Eleanor Roosevelt once said "You gain strength, courage and confidence by every experience in which you really stop to look fear in the face. You are able to say to yourself, ‘I lived through this horror. I can take the next thing that comes along...' You must do the thing you think you cannot do.''
So, who cares if you're a little tongue-tied, if you say something foolish or if your palms sweat a little? I bet you won't be the only one in the room whose nerves betray you. And, it's better to care too much than not at all!
Don't get hung up in your missteps, rather, try to recover from them as quickly as possible.

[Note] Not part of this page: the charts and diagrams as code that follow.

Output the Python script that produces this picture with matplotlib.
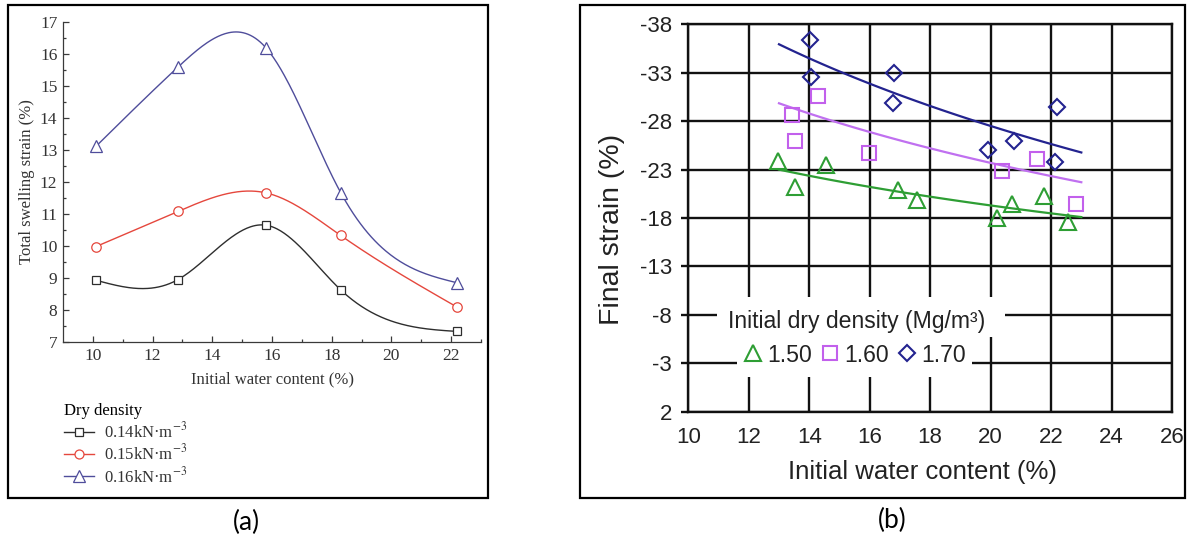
import matplotlib
matplotlib.use("Agg")
import matplotlib.pyplot as plt
import numpy as np
from matplotlib.lines import Line2D
from matplotlib.patches import Rectangle

# ---------------- data: panel (a) ----------------
water_a = [10.1, 12.85, 15.8, 18.3, 22.2]
swell_014 = [8.93, 8.95, 10.65, 8.63, 7.33]
swell_015 = [9.98, 11.08, 11.66, 10.33, 8.09]
swell_016 = [13.11, 15.59, 16.19, 11.67, 8.85]
labels_a = ['0.14kN·m$^{-3}$', '0.15kN·m$^{-3}$', '0.16kN·m$^{-3}$']

# ---------------- data: panel (b) ----------------
w150 = [12.96, 13.53, 14.57, 16.95, 17.55, 20.2, 20.7, 21.77, 22.55]
s150 = [-23.84, -21.2, -23.5, -20.86, -19.9, -18.0, -19.49, -20.3, -17.57]
w160 = [13.44, 13.54, 14.3, 15.99, 20.37, 21.54, 22.81]
s160 = [-28.64, -26.0, -30.6, -24.7, -22.82, -24.09, -19.49]
w170 = [14.02, 14.06, 16.8, 16.77, 19.92, 20.79, 22.19, 22.12]
s170 = [-36.35, -32.6, -33.0, -29.85, -25.05, -25.9, -29.43, -23.74]
labels_b = ['1.50', '1.60', '1.70']
# log trend lines y = a*ln(x) + b
trend_a = [8.59, 14.29, 19.58]
trend_b = [-45.03, -66.50, -86.16]
trend_range = [13, 23]
yticks_b = [-38, -33, -28, -23, -18, -13, -8, -3, 2]
xticks_b = [10, 12, 14, 16, 18, 20, 22, 24, 26]

W, H = 1189, 540
fig = plt.figure(figsize=(W / 100, H / 100), dpi=100)
plt.rcParams['mathtext.fontset'] = 'stix'


def px(x0, y0, x1, y1):
    # pixel box -> figure fraction [left, bottom, width, height]
    return [x0 / W, 1 - y1 / H, (x1 - x0) / W, (y1 - y0) / H]


def spline(x, y, num=300):
    # natural cubic spline for the smooth connecting curves
    x = np.asarray(x, float)
    y = np.asarray(y, float)
    n = len(x)
    h = np.diff(x)
    A = np.zeros((n, n))
    r = np.zeros(n)
    A[0, 0] = A[-1, -1] = 1
    for i in range(1, n - 1):
        A[i, i - 1] = h[i - 1]
        A[i, i] = 2 * (h[i - 1] + h[i])
        A[i, i + 1] = h[i]
        r[i] = 6 * ((y[i + 1] - y[i]) / h[i] - (y[i] - y[i - 1]) / h[i - 1])
    M = np.linalg.solve(A, r)
    xs = np.linspace(x[0], x[-1], num)
    k = np.clip(np.searchsorted(x, xs) - 1, 0, n - 2)
    t0 = x[k + 1] - xs
    t1 = xs - x[k]
    hk = h[k]
    ys = (M[k] * t0 ** 3 + M[k + 1] * t1 ** 3) / (6 * hk) \
        + (y[k] / hk - M[k] * hk / 6) * t0 + (y[k + 1] / hk - M[k + 1] * hk / 6) * t1
    return xs, ys


# ---------------- panel (a) ----------------
serif = 'Liberation Serif'
axc = '#3a3a3a'
ax1 = fig.add_axes(px(63, 22, 481, 342))
series_a = [
    (swell_014, '#2e2e2e', 's', 6.3),
    (swell_015, '#e5473d', 'o', 6.8),
    (swell_016, '#4f4d9b', '^', 8.4),
]
handles = []
for yv, col, mk, ms in series_a:
    xs, ys = spline(water_a, yv)
    ax1.plot(xs, ys, color=col, lw=1.0)
    ax1.plot(water_a, yv, ls='none', marker=mk, ms=ms, mfc='white', mec=col, mew=0.9)
    handles.append(Line2D([], [], color=col, lw=1.0, marker=mk, ms=ms * 0.95,
                          mfc='white', mec=col, mew=0.9))

ax1.set_xlim(9, 23)
ax1.set_ylim(7, 17)
ax1.set_xticks(range(10, 23, 2))
ax1.set_xticks(range(11, 24, 2), minor=True)
ax1.set_yticks(range(7, 18))
ax1.set_yticks(np.arange(7.5, 17, 1), minor=True)
for s in ['top', 'right']:
    ax1.spines[s].set_visible(False)
for s in ['left', 'bottom']:
    ax1.spines[s].set_color(axc)
    ax1.spines[s].set_linewidth(0.9)
ax1.tick_params(which='major', direction='in', length=4.5, width=0.9, color=axc,
                labelsize=12.5, pad=4, labelcolor='#333333')
ax1.tick_params(which='minor', direction='in', length=2.5, width=0.9, color=axc)
for t in ax1.get_xticklabels() + ax1.get_yticklabels():
    t.set_fontfamily(serif)
ax1.set_ylabel('Total swelling strain (%)', fontfamily=serif, fontsize=12,
               color='#333333', va='center')
ax1.yaxis.set_label_coords(-0.086, 0.5)
ax1.set_xlabel('Initial water content (%)', fontfamily=serif, fontsize=12,
               color='#333333', va='center')
ax1.xaxis.set_label_coords(0.501, -0.1156)

fig.legend(handles, labels_a, title='Dry density', loc='upper left',
           bbox_to_anchor=(64 / W, 1 - 403 / H), frameon=False, alignment='left',
           prop={'family': serif, 'size': 12}, title_fontproperties={'family': serif, 'size': 12},
           handlelength=1.8, handletextpad=0.6, labelspacing=0.14, borderpad=0,
           borderaxespad=0, labelcolor='#333333')

# ---------------- panel (b) ----------------
sans = 'Liberation Sans'
ax2 = fig.add_axes(px(688.3, 24.3, 1172, 411.7))
series_b = [
    (w150, s150, '#2e9e34', '#2e9e34', '^', 11.0),
    (w160, s160, '#c260ec', '#c070f0', 's', 10.0),
    (w170, s170, '#23238f', '#23238f', 'D', 7.8),
]
handles_b = []
for i, (xv, yv, col, lcol, mk, ms) in enumerate(series_b):
    ax2.plot(xv, yv, ls='none', marker=mk, ms=ms, mfc='none', mec=col, mew=1.5, zorder=4)
    xt = np.linspace(trend_range[0], trend_range[1], 100)
    ax2.plot(xt, trend_a[i] * np.log(xt) + trend_b[i], color=lcol, lw=1.6, zorder=3)
    handles_b.append(Line2D([], [], ls='none', marker=mk, ms=ms, mfc='none', mec=col, mew=1.5))

ax2.set_xlim(10, 26)
ax2.set_ylim(2, -38)
ax2.set_xticks(xticks_b)
ax2.set_xticklabels([str(v) for v in xticks_b])
ax2.set_yticks(yticks_b)
ax2.set_yticklabels([str(v) for v in yticks_b])
ax2.grid(True, color='#111111', lw=1.7)
for s in ax2.spines.values():
    s.set_linewidth(1.7)
    s.set_color('#111111')
ax2.tick_params(axis='y', direction='out', length=4.8, width=1.7, pad=7, labelsize=16,
                color='#111111', labelcolor='#222222')
ax2.tick_params(axis='x', length=0, pad=11, labelsize=16, labelcolor='#222222')
for t in ax2.get_xticklabels() + ax2.get_yticklabels():
    t.set_fontfamily(sans)
ax2.set_ylabel('Final strain (%)', fontfamily=sans, fontsize=20.5, color='#222222', va='center')
ax2.yaxis.set_label_coords(-0.1577, 0.47)
ax2.set_xlabel('Initial water content (%)', fontfamily=sans, fontsize=18.5, color='#222222',
               va='center')
ax2.xaxis.set_label_coords(0.484, -0.1557)

# white patches behind the in-plot legend text
ax2.add_patch(Rectangle((10.94, -9.84), 20.47 - 10.94, 4.13, facecolor='white',
                        edgecolor='none', zorder=2.2))
ax2.add_patch(Rectangle((11.6, -5.71), 19.37 - 11.6, 4.13, facecolor='white',
                        edgecolor='none', zorder=2.2))
fig.text(856.3 / W, 1 - 321.7 / H, 'Initial dry density (Mg/m³)', fontfamily=sans,
         fontsize=16.6, ha='center', va='center', color='#222222', zorder=5)
fig.legend(handles_b, labels_b, loc='center', bbox_to_anchor=(855.4 / W, 1 - 355 / H),
           ncol=3, frameon=False, prop={'family': sans, 'size': 16.6}, numpoints=1,
           handlelength=0.7, handletextpad=0.25, columnspacing=0.45, borderpad=0,
           borderaxespad=0, labelcolor='#222222')

# ---------------- panel frames and captions ----------------
for box in [(7.5, 5, 488, 498), (579.5, 5, 1185, 498)]:
    l, b, w, h = px(*box)
    fig.patches.append(Rectangle((l, b), w, h, transform=fig.transFigure, fill=False,
                                 edgecolor='black', lw=1.6))
fig.text(246.7 / W, 1 - 522 / H, '(a)', fontfamily='Lato', fontsize=19, ha='center', va='center')
fig.text(892 / W, 1 - 520 / H, '(b)', fontfamily='Lato', fontsize=19, ha='center', va='center')

fig.savefig('out.png', dpi=100, facecolor='white')
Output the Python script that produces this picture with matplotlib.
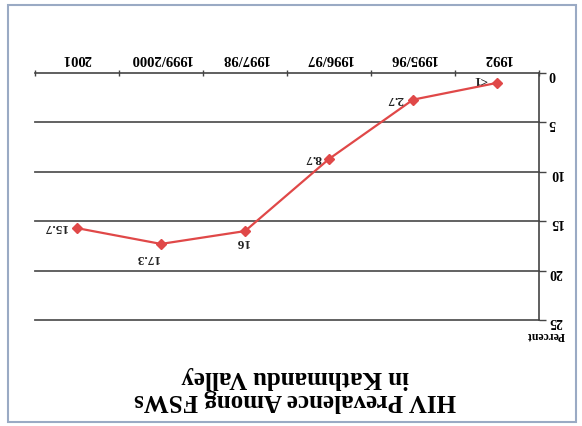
import numpy as np
import matplotlib
matplotlib.use("Agg")
import matplotlib.pyplot as plt
from matplotlib.patches import Rectangle

# data (chart is shown upside down, so everything is drawn rotated by 180 deg)
years = ['1992', '1995/96', '1996/97', '1997/98', '1999/2000', '2001']
prev = [1.0, 2.7, 8.7, 16, 17.3, 15.7]
prev_lbl = ['<1', '2.7', '8.7', '16', '17.3', '15.7']
yticks = [0, 5, 10, 15, 20, 25]

# label offsets in screen pixels
lbl_off = [(-17, 4), (-18, 1), (-16, 1), (-3, -11), (-14, -14), (-22, 1)]

plt.rcParams['font.family'] = ['Liberation Serif', 'DejaVu Serif']
plt.rcParams['font.weight'] = 'bold'

fig = plt.figure(figsize=(5.82, 4.26), dpi=100)
fig.patch.set_facecolor('white')
ax = fig.add_axes([35/582, 1-320/426, 504/582, 247/426])

x = np.arange(len(years))
ax.plot(x, prev, color='#e04848', lw=1.6, marker='D', ms=5, zorder=3)
for xi, v, s, off in zip(x, prev, prev_lbl, lbl_off):
    ax.annotate(s, (xi, v), xytext=off, textcoords='offset pixels',
                ha='center', va='center', rotation=180, fontsize=9.5,
                fontweight='bold', color='#222222')

# flip both axes
ax.set_xlim(len(years)-0.5, -0.5)
ax.set_ylim(25, 0)

ax.set_yticks(yticks)
ax.set_yticklabels([str(t) for t in yticks], rotation=180, fontsize=10,
                   fontweight='bold')
ax.yaxis.tick_right()
ax.tick_params(axis='y', length=5, width=1, color='#444444', pad=2)
for g in yticks[1:]:
    ax.axhline(g, color='#555555', lw=1.3, zorder=1, clip_on=False)

ax.xaxis.tick_top()
ax.set_xticks(x)
ax.set_xticklabels(years, rotation=180, fontsize=10.5, fontweight='bold')
ax.set_xticks(np.arange(-0.5, len(years)), minor=True)
ax.tick_params(axis='x', which='major', length=0, pad=6)
ax.tick_params(axis='x', which='minor', length=5, direction='inout',
               color='#444444', width=1)

ax.spines['left'].set_visible(False)
ax.spines['bottom'].set_visible(False)
ax.spines['top'].set_color('#444444')
ax.spines['right'].set_color('#444444')
ax.spines['top'].set_linewidth(1.2)
ax.spines['right'].set_linewidth(1.2)

fig.text(546/582, 1-335/426, 'Percent', rotation=180, ha='center',
         va='center', fontsize=8.5, fontweight='bold')
fig.text(295/582, 1-389/426, 'HIV Prevalence Among FSWs\nin Kathmandu Valley',
         rotation=180, ha='center', va='center', fontsize=18,
         fontweight='bold', linespacing=1.0)

fig.patches.append(Rectangle((8/582, 1-422/426), 568/582, 417/426,
                             transform=fig.transFigure, fill=False,
                             edgecolor='#9aaac4', lw=1.5))

fig.savefig('out.png', dpi=100)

You might even try to make a joke, like, "Oops, I really stuck my foot in that one, didn't I? Here, let me take it out--(sound of foot being taken out of mouth)."
People tend to respond positively to someone who can laugh at herself; it shows she has enough confidence not to take herself too seriously. If you don't make an issue a big deal, others likely won't either. So try to suspend the harsh self-judgment.
When you're so focused on your missteps, you're no longer grounded in the present moment, where there are ample opportunities to forge a different impression. So, next time you call some guy you just met Cad when his name was really Chad, laugh it off and move on to the next topic of conversation, where perhaps you might have something insightful or witty to contribute, thus erasing your faux pas and forging a new persona, this one, not non-gratis.
The concern isn't to get over the anxiety, but to get through it, and the more you just keep showing up and laughing off those blunders, the more comfortable and confident you'll become.
Other Useful Resources:
Shaking Your Shyness, Renee Gilbert, Ph.D.
Overcome Social Anxiety, University of Texas at Dallas
Pay attention to how others interact when meeting strangers. Model their behavior if it seems reasonable for you, but be yourself. Don't model behavior that would not feel authentic.
If the problem is related to shyness, many people find that quality to be attractive so it could work for you.
We all like compliments. Initiating a conversation with a sincere compliment can start things off on the right foot.